──────── SOURCE RECORDS ────────
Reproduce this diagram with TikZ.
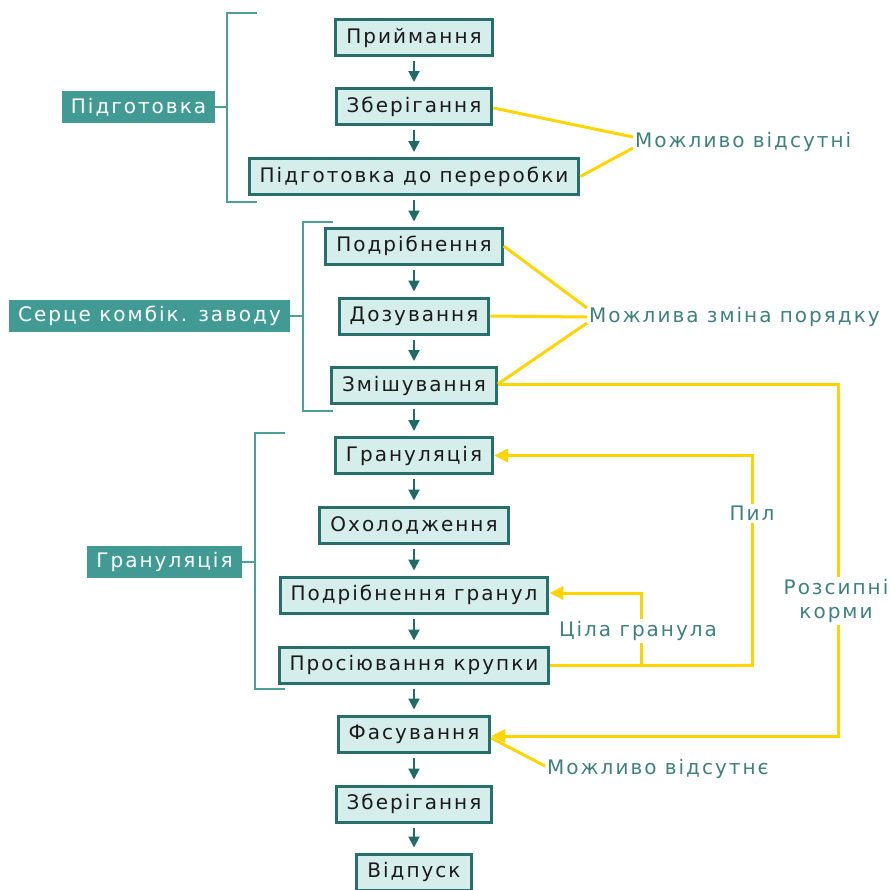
\documentclass[tikz,border=0pt]{standalone}
\usepackage{fontspec}
\setmainfont{DejaVu Sans}[LetterSpace=10]
\usetikzlibrary{arrows.meta}
\definecolor{boxfill}{HTML}{D5EEEC}
\definecolor{boxdraw}{HTML}{276F6B}
\definecolor{flowc}{HTML}{1E6B68}
\definecolor{labfill}{HTML}{429A95}
\definecolor{brackc}{HTML}{4D9F9A}
\definecolor{yel}{HTML}{FFD400}
\definecolor{notec}{HTML}{3F7F7C}
\definecolor{boxtext}{HTML}{1A1A1A}
\tikzset{
  basefont/.style={font=\fontsize{20}{24}\selectfont},
  stepbox/.style={basefont, draw=boxdraw, line width=3pt, fill=boxfill,
    text=boxtext, minimum height=36pt, inner xsep=10.5pt, inner ysep=0pt},
  grplabel/.style={basefont, fill=labfill, text=white, minimum height=32pt,
    inner xsep=9pt, inner ysep=0pt},
  notetext/.style={basefont, text=notec, inner sep=2pt, align=center},
  flow/.style={draw=flowc, line width=2pt, -{Triangle[length=11pt,width=11pt]},
    shorten <=4pt, shorten >=5pt},
  brack/.style={draw=brackc, line width=2.8pt},
  yline/.style={draw=yel, line width=3pt},
  yarrow/.style={yline, -{Triangle[length=14pt,width=13pt]}},
}
\begin{document}
\begin{tikzpicture}[x=1pt, y=-1pt]
\useasboundingbox (0,0) rectangle (890,889);

% main flow
\node[stepbox] (b1)  at (414,37.5)  {Приймання};
\node[stepbox] (b2)  at (414,106.5) {Зберігання};
\node[stepbox] (b3)  at (414,176.5) {Підготовка до переробки};
\node[stepbox] (b4)  at (414,246)   {Подрібнення};
\node[stepbox] (b5)  at (414,316)   {Дозування};
\node[stepbox] (b6)  at (414,385.5) {Змішування};
\node[stepbox] (b7)  at (414,455.5) {Грануляція};
\node[stepbox] (b8)  at (414,525)   {Охолодження};
\node[stepbox] (b9)  at (414,595)   {Подрібнення гранул};
\node[stepbox] (b10) at (414,665)   {Просіювання крупки};
\node[stepbox] (b11) at (414,734)   {Фасування};
\node[stepbox] (b12) at (414,804)   {Зберігання};
\node[stepbox] (b13) at (414,872)   {Відпуск};

\foreach \a/\b in {b1/b2,b2/b3,b3/b4,b4/b5,b5/b6,b6/b7,b7/b8,b8/b9,b9/b10,b10/b11,b11/b12,b12/b13}
  \draw[flow] (\a.south) -- (\b.north);

% group labels and brackets
\node[grplabel] (g1) at (138.5,107) {Підготовка};
\node[grplabel] (g2) at (149.5,316) {Серце комбік. заводу};
\node[grplabel] (g3) at (164.5,562) {Грануляція};

\coordinate (k1t) at (227,13);  \coordinate (k1b) at (227,202);
\coordinate (k2t) at (303,222); \coordinate (k2b) at (303,411);
\coordinate (k3t) at (255,433); \coordinate (k3b) at (255,689);

\draw[brack] ([xshift=30pt]k1t) -- (k1t) -- (k1b) -- ([xshift=30pt]k1b);
\draw[brack] (g1.east) -- (g1.east -| k1t);
\draw[brack] ([xshift=30pt]k2t) -- (k2t) -- (k2b) -- ([xshift=30pt]k2b);
\draw[brack] (g2.east) -- (g2.east -| k2t);
\draw[brack] ([xshift=30pt]k3t) -- (k3t) -- (k3b) -- ([xshift=30pt]k3b);
\draw[brack] (g3.east) -- (g3.east -| k3t);

% notes
\node[notetext, anchor=west] (n1) at (633,142) {Можливо відсутні};
\node[notetext, anchor=west] (n2) at (587,317) {Можлива зміна порядку};
\node[notetext] (pil) at (752,513) {Пил};
\node[notetext] (cg) at (638,631) {Ціла гранула};
\node[notetext] (rk) at (836,601) {Розсипні\\[0pt]корми};
\node[notetext, anchor=west] (n3) at (545,769) {Можливо відсутнє};

% yellow annotation lines
\draw[yline] ([yshift=-1.5pt]b2.east) -- ([yshift=5pt]n1.west);
\draw[yline] (b3.east) -- ([yshift=-6pt]n1.west);
\draw[yline] (b4.east) -- ([yshift=9pt]n2.west);
\draw[yline] (b5.east) -- (n2.west);
\draw[yline] ([yshift=1.5pt]b6.east) -- ([yshift=-6pt]n2.west);

\draw[yline] ([yshift=1.5pt]b6.east) -| ([xshift=2pt]rk.north);
\draw[yarrow] ([xshift=2pt]rk.south) |- ([yshift=-2pt]b11.east);

\draw[yline] (b10.east) -| (pil.south);
\draw[yarrow] (pil.north) |- (b7.east);

\draw[yline] ([xshift=3pt]cg.south) -- ([xshift=3pt]cg.south |- b10.east);
\draw[yarrow] ([xshift=3pt]cg.north) |- ([yshift=2pt]b9.east);

\draw[yline] ([yshift=-4pt]b11.east) -- ([yshift=3pt]n3.west);
\end{tikzpicture}
\end{document}
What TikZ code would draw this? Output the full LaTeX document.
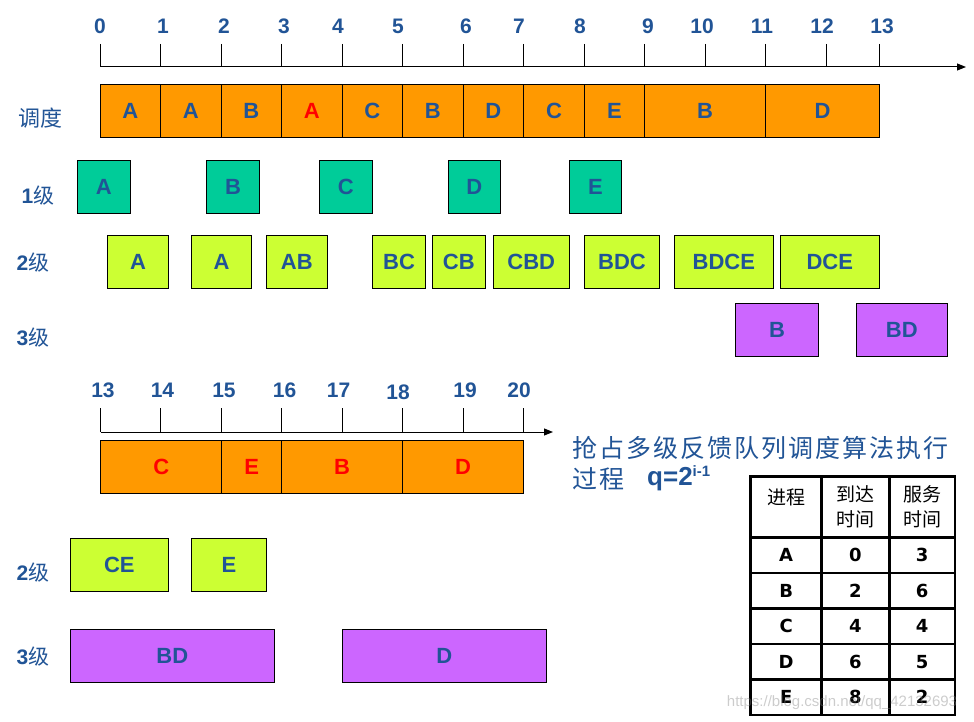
\documentclass[tikz,border=0pt]{standalone}
\usepackage{fontspec}
\setmainfont{Liberation Sans}
\newfontfamily\cjk{Noto Sans CJK SC}
\newfontfamily\cjkwide[LetterSpace=8]{Noto Sans CJK SC}
\newfontfamily\tabfont{DejaVu Sans}
\usepackage{tikz}
\usetikzlibrary{arrows.meta, positioning, calc}
\definecolor{labelblue}{RGB}{33,84,150}
\definecolor{runorange}{RGB}{255,153,0}
\definecolor{qonegreen}{RGB}{0,204,153}
\definecolor{qtwolime}{RGB}{204,255,51}
\definecolor{qthreeviolet}{RGB}{204,102,255}

\tikzset{
  qcell/.style={draw, line width=1pt, inner sep=0pt, outer sep=0pt, minimum height=53pt,
    text=labelblue, font=\fontsize{22}{22}\selectfont\bfseries},
  runbox/.style={qcell, fill=runorange},
  lvone/.style={qcell, fill=qonegreen},
  lvtwo/.style={qcell, fill=qtwolime},
  lvthree/.style={qcell, fill=qthreeviolet},
  ticklbl/.style={text=labelblue, inner sep=0pt, font=\fontsize{21}{21}\selectfont\bfseries},
  rowlbl/.style={text=labelblue, inner sep=0pt, font=\fontsize{21}{21}\selectfont\bfseries},
  tabcell/.style={inner sep=0pt, font=\tabfont\fontsize{18}{18}\selectfont\bfseries},
  tabhead/.style={inner sep=0pt, align=center, font=\cjk\fontsize{19}{25}\selectfont},
}

% name, style, left, right, top, text
\newcommand{\qslot}[6]{%
  \pgfmathsetmacro{\slotw}{#4-#3}%
  \pgfmathsetmacro{\slotx}{(#3+#4)/2}%
  \node[#2, minimum width=\slotw pt] (#1) at (\slotx,#5+26.5) {#6};}

\begin{document}
\begin{tikzpicture}[x=1pt, y=-1pt, >={Triangle[length=9pt,width=7pt]}]
    \useasboundingbox (0,0) rectangle (974,722);

    \coordinate (axa) at (100,67);
    \coordinate (axb) at (966,67);
    \draw[->, line width=1pt] (axa) -- (axb);
    \foreach \x/\lx/\n in {100/100/0, 160.5/163/1, 221/224/2, 281.5/284/3, 342/338/4, 402.5/398/5,
        463/466/6, 523.5/519/7, 584.5/580/8, 644.5/648/9, 705.5/702/10, 765.5/762/11, 826.5/822/12, 879.5/882/13} {
      \draw[line width=1pt] (\x,44) -- (\x,67);
      \node[ticklbl] (t\n) at (\lx,26.5) {\n};
    }

    \foreach \l/\r/\t [count=\i] in {100/160.5/A, 160.5/221/A, 221/281.5/B, 281.5/342/{\color{red}A},
        342/402.5/C, 402.5/463/B, 463/523.5/D, 523.5/584.5/C, 584.5/644.5/E, 644.5/765.5/B, 765.5/879.5/D}
      \qslot{run\i}{runbox}{\l}{\r}{84.3}{\t};

    \foreach \l/\r/\t [count=\i] in {77.3/130.3/A, 206.3/259.7/B, 319.3/372.3/C, 448.3/500.3/D, 569.3/621.7/E}
      \qslot{one\i}{lvone}{\l}{\r}{160.3}{\t};

    \foreach \l/\r/\t [count=\i] in {107.3/168.7/A, 191.3/251.7/A, 266.3/327.3/AB, 372.3/425.7/BC, 432.3/485.3/CB,
        493.3/569.3/CBD, 584.3/659.7/BDC, 674.3/773.3/BDCE, 780.3/879.3/DCE}
      \qslot{two\i}{lvtwo}{\l}{\r}{235.3}{\t};

    \foreach \l/\r/\t [count=\i] in {735.3/818.7/B, 856.3/947.3/BD}
      \qslot{three\i}{lvthree}{\l}{\r}{303.3}{\t};

    \node[rowlbl, font=\cjk\fontsize{22}{22}\selectfont] (lsched) at (40,118) {调度};
    \node[rowlbl] (lone) at (38,196) {1{\cjk\mdseries 级}};
    \node[rowlbl] (ltwo) at (33,263) {2{\cjk\mdseries 级}};
    \node[rowlbl] (lthree) at (33,338) {3{\cjk\mdseries 级}};

    \coordinate (bxa) at (100.7,432);
    \coordinate (bxb) at (553,432);
    \draw[->, line width=1pt] (bxa) -- (bxb);
    \foreach \x/\lx/\ly/\n in {100.7/103/390/13, 160.7/162.5/390/14, 221.8/224/390/15, 281.8/284.6/390/16,
        342.5/338.6/390/17, 402.5/398/392/18, 463.6/465/390/19, 523.6/519/390/20} {
      \draw[line width=1pt] (\x,408) -- (\x,432);
      \node[ticklbl] (t\n) at (\lx,\ly) {\n};
    }

    \foreach \l/\r/\t [count=\i] in {100.7/221.8/C, 221.8/281.8/E, 281.8/402.5/B, 402.5/523.6/D}
      \qslot{late\i}{runbox, text=red}{\l}{\r}{440.3}{\t};

    \foreach \l/\r/\t [count=\i] in {70.4/168.2/CE, 191.4/266.4/E}
      \qslot{twob\i}{lvtwo}{\l}{\r}{538.3}{\t};

    \foreach \l/\r/\t [count=\i] in {70.4/274.3/BD, 342.1/546.4/D}
      \qslot{threeb\i}{lvthree}{\l}{\r}{629.3}{\t};

    \node[rowlbl] (ltwob) at (33,573) {2{\cjk\mdseries 级}};
    \node[rowlbl] (lthreeb) at (33,657) {3{\cjk\mdseries 级}};

    \node[anchor=west, inner sep=0pt, text=labelblue, font=\cjkwide\fontsize{25}{25}\selectfont] (title) at (572,447.5) {抢占多级反馈队列调度算法执行};
    \node[anchor=west, inner sep=0pt, text=labelblue, font=\cjkwide\fontsize{25}{25}\selectfont] (proc) at (572,479) {过程};
    \node[anchor=base west, inner sep=0pt, text=labelblue, font=\fontsize{26}{26}\selectfont\bfseries] (quant) at (647,485)
      {q=2\raisebox{9pt}{\fontsize{15}{15}\selectfont i-1}};

    \draw[line width=2.5pt] (750.7,476.7) rectangle (955,715);
    \draw[line width=2.5pt] (821.7,476.7) -- (821.7,715) (889.3,476.7) -- (889.3,715);
    \foreach \k in {0,...,4}
      \draw[line width=2.5pt] (750.7,537.3+35.5*\k) -- (955,537.3+35.5*\k);
    \node[tabhead] (hproc) at (786.2,497) {进程};
    \node[tabhead, anchor=north] (harr) at (855.5,485) {到达\\时间};
    \node[tabhead, anchor=north] (hsrv) at (922.2,485) {服务\\时间};
    \foreach \p/\a/\s [count=\r] in {A/0/3, B/2/6, C/4/4, D/6/5, E/8/2} {
      \node[tabcell] (p\r) at (786.2,555.3+35.5*\r-35.5) {\p};
      \node[tabcell] (a\r) at (855.5,555.3+35.5*\r-35.5) {\a};
      \node[tabcell] (s\r) at (922.2,555.3+35.5*\r-35.5) {\s};
    }

    \node[text=gray, opacity=0.4, inner sep=0pt, font=\fontsize{15}{15}\selectfont] (wmark) at (842,703) {https://blog.csdn.net/qq\_42132693};
\end{tikzpicture}
\end{document}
────────
TASK DIRECTIONS -> List every line above that holds the word "this".

ANSWER BELOW ->
Reproduce this diagram with TikZ.
What TikZ code would draw this? Output the full LaTeX document.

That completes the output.